EXERCISE BRIEF >> Copy every line that mentions the word "drawn".

[Items from a data source]
::::::::

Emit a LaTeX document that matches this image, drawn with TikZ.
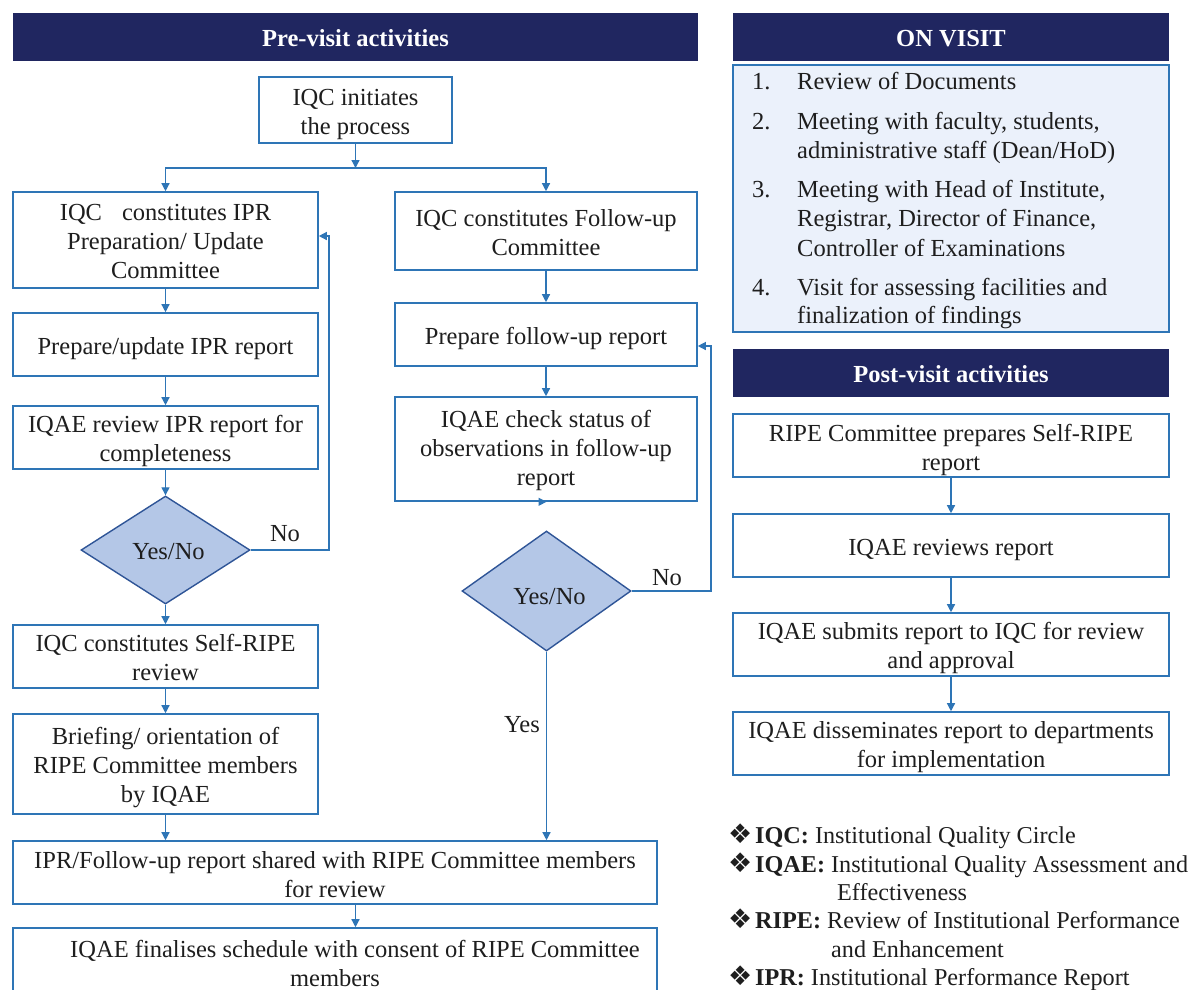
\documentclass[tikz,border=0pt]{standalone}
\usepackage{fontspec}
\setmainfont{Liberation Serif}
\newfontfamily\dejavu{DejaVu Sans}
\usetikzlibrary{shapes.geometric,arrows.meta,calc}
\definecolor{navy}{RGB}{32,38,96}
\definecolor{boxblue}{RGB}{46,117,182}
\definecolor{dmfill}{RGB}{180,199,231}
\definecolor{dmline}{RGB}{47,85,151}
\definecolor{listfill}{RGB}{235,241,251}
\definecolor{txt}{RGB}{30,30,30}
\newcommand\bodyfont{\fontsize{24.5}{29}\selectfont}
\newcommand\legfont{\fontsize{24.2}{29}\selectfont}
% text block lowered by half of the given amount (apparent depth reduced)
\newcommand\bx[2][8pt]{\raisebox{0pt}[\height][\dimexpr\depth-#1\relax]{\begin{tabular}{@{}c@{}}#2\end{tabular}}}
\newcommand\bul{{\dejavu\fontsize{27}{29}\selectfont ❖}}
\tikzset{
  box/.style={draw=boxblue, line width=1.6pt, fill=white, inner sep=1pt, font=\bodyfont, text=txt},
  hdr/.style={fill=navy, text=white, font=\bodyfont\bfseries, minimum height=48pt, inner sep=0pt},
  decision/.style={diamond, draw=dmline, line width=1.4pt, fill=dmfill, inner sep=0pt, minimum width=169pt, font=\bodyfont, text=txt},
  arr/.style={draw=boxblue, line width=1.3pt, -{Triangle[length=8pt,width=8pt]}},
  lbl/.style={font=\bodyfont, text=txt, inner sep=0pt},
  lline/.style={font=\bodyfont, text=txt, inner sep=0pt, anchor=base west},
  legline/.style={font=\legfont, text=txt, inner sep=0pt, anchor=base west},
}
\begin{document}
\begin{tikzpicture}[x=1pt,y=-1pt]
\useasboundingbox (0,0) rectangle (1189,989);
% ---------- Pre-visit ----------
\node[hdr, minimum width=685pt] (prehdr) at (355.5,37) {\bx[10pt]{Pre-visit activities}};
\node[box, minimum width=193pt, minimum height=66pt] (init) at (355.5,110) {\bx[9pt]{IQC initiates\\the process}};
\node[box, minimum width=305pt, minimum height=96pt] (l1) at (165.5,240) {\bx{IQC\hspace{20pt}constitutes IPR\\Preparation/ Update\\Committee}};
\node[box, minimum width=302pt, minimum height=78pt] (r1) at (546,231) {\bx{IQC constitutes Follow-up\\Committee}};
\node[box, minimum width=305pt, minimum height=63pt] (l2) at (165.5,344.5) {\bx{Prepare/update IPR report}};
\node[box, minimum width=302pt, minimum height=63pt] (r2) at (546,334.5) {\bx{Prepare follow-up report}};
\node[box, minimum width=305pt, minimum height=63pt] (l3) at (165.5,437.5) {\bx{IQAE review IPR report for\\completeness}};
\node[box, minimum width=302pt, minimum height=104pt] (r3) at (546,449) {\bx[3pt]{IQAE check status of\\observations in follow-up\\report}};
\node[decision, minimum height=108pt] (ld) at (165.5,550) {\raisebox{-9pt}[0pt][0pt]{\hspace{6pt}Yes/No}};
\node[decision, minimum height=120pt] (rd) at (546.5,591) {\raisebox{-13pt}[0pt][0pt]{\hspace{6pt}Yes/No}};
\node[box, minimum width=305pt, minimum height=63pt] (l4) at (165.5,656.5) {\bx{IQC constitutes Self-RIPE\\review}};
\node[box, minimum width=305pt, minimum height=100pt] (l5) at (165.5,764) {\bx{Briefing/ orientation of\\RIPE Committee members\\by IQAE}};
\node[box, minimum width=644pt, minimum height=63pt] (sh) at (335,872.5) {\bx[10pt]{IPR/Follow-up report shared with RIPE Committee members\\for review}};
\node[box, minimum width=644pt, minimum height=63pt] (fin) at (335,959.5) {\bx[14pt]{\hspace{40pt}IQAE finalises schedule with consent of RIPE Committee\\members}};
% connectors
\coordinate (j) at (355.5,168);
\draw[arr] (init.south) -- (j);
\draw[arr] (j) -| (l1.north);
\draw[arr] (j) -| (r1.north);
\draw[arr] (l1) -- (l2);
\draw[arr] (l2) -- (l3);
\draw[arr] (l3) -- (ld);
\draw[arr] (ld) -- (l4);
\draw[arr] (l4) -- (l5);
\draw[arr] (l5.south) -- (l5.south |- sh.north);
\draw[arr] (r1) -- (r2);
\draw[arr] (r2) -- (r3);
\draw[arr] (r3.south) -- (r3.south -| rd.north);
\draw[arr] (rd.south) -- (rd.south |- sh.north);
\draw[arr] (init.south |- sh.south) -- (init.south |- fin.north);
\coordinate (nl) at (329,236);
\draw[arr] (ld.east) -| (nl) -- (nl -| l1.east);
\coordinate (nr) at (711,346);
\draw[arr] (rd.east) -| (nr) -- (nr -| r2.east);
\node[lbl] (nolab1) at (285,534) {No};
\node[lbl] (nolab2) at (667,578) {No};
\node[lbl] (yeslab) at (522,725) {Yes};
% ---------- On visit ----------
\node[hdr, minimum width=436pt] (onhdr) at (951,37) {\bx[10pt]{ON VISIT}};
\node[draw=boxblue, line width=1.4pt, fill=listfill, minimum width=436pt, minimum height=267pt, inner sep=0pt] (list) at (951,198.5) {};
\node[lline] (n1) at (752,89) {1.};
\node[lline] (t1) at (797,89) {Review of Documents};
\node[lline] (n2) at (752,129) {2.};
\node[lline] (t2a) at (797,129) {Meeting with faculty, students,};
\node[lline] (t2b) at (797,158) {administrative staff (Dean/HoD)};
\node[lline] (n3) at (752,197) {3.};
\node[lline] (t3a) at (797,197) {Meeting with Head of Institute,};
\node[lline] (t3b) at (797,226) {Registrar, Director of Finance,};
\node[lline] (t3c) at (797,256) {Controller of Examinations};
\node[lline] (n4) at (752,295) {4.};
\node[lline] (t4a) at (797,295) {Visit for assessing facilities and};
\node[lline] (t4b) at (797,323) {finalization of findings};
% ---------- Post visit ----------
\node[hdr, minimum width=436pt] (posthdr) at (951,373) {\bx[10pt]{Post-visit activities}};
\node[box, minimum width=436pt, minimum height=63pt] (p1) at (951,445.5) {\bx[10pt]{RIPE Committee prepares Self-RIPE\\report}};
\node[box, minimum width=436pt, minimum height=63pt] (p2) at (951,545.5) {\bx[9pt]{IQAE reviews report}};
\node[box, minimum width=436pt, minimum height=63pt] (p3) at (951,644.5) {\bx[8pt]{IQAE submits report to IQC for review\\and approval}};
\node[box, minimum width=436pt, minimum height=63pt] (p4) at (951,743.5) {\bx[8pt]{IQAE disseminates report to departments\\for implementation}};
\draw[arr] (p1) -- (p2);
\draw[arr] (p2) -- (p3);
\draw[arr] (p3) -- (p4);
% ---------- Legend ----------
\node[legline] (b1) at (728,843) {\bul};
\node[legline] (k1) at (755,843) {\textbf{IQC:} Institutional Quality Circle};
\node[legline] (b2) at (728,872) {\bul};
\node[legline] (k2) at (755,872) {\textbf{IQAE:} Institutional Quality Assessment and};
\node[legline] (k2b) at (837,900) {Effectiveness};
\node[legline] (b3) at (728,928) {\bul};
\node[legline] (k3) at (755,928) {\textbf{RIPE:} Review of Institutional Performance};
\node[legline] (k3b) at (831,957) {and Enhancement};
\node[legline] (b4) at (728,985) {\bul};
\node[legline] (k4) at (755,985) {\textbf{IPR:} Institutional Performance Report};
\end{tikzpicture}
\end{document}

::::::::

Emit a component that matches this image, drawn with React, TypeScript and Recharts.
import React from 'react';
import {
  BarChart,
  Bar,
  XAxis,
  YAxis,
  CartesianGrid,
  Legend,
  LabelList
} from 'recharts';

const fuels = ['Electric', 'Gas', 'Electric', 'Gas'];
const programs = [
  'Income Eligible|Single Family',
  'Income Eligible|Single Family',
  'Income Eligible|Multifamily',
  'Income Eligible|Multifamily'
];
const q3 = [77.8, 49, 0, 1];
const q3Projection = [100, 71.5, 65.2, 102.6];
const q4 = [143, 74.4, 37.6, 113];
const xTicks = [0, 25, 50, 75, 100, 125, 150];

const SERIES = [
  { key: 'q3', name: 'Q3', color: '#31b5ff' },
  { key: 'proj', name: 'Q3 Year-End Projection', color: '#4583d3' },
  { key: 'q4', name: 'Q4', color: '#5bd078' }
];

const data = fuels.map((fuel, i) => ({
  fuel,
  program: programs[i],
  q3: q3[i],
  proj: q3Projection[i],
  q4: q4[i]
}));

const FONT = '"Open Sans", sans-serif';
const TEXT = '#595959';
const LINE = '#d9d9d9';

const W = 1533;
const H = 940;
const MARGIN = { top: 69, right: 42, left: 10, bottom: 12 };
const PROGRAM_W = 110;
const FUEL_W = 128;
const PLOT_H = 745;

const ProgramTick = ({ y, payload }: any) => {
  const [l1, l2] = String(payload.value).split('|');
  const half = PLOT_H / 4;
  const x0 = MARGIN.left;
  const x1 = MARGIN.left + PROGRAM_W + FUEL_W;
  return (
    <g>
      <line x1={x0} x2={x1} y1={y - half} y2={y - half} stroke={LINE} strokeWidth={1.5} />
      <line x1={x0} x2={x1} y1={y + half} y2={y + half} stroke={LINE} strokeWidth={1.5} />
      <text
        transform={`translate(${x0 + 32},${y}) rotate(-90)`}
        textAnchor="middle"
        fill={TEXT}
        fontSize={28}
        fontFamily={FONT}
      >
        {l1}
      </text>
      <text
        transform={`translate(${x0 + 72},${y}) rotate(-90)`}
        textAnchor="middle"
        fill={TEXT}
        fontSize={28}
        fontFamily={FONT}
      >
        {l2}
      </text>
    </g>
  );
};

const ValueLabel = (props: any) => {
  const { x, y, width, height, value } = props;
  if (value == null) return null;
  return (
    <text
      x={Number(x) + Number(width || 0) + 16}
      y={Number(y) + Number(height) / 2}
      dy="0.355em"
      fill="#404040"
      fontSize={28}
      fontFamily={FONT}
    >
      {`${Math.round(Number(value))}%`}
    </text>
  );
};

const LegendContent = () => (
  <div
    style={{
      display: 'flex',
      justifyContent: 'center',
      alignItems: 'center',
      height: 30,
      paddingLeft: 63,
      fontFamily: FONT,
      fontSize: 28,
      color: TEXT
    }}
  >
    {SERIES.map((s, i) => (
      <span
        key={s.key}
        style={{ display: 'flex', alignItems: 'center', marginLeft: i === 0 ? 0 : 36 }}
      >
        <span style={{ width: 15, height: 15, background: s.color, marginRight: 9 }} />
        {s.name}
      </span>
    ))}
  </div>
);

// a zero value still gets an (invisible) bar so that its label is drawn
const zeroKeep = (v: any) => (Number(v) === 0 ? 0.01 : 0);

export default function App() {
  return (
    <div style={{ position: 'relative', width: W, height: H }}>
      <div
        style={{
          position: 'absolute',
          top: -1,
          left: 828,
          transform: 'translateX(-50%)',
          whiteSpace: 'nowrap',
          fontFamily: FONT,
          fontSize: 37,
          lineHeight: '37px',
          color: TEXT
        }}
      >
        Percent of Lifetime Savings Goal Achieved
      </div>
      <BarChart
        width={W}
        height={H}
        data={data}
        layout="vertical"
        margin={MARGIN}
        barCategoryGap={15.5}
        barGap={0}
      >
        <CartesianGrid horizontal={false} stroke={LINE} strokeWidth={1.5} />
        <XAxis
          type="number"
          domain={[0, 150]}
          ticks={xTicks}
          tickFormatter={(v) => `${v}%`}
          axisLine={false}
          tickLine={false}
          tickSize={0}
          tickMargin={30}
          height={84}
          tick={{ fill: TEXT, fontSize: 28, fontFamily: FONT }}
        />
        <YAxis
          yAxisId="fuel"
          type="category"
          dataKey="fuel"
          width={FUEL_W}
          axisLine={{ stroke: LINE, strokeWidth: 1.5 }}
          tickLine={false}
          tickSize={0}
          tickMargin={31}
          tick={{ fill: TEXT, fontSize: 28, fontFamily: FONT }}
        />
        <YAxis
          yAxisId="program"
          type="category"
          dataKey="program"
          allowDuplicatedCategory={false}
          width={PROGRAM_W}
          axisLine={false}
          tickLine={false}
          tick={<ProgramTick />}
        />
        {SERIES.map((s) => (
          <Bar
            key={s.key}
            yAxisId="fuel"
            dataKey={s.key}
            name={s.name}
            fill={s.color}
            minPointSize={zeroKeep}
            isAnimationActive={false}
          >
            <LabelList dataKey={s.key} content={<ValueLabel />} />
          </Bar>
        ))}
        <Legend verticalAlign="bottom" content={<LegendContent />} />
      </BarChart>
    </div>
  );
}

::::::::

EXPECTED OUTPUT >>
Emit a LaTeX document that matches this image, drawn with TikZ.
Emit a component that matches this image, drawn with React, TypeScript and Recharts.
// a zero value still gets an (invisible) bar so that its label is drawn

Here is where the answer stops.